When I image I always use a gain 76 for L, gain 139 for RGB and gain 200 for NB on the ASI1600. And offset is always 50. That way I just need to record the filter used to determine the gain and offset. Plus I usually take 30s for LRGB and 300s for NB. Temperature setting is always -10C in summer and -15C in winter. With those things standardised, darks and flats are easy to match up.

I save the target name, filter and exposure in the file name and the folder has the date and target name. I don't rely on FITS headings. I normally use just one scope but if I had several I would probably record that in the folder name. Worst case is that the setup can be determined by plate solving a sub to get pixel scale.

The targets I want to image are in a spreadsheet that shows me when they are visible and I record when each target is imaged.

What you might want to think about is how you record the post-processing since that is a big art of the result.

Great method.

Well, i really wish or hope if i can find a software or even the one i use that can automatically change the Gain and Offset for each filter i use without i do that manually, and even if i do that manually i feel like doing DSO is like every second you have to check all the issues and errors and settings, that is why when i do planetary it was like i drink water, while with DSO imaging it is like it is a heart operation and the risk is about 80-90% there, but i can't stop now.

I will try to record details in sheet or "Word" document table, i will see for how long that will last, i write down the main things in that table, while the number of frames and exposure time are already intact on the files names when i open them, SGP add the time length already and the filters names are already selected, and i can see the numbers of frames from the numbers of files for each filter simply, so i can add that later to the table once the processing is done, so i know how many frames are being used in the processing, or do you prefer that i mention all of them even those i remove/toss due to imperfections?
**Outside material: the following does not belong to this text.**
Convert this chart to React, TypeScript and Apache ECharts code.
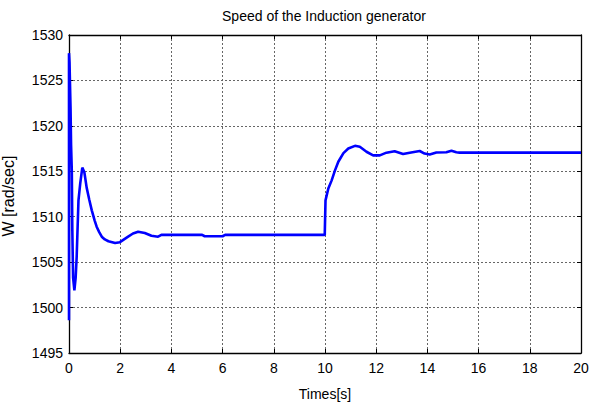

Processing is essential, i started to use PixInsight last year i think nearly by November or October, so i am trying now to catch up or continue from where i stopped, learn few things one by one through the time, but i really need to have good data first for that, and i really like to have my own data to play with, but if that will take long time then maybe i am forced to use others data good ones so i can learn PI until i can have that good data myself.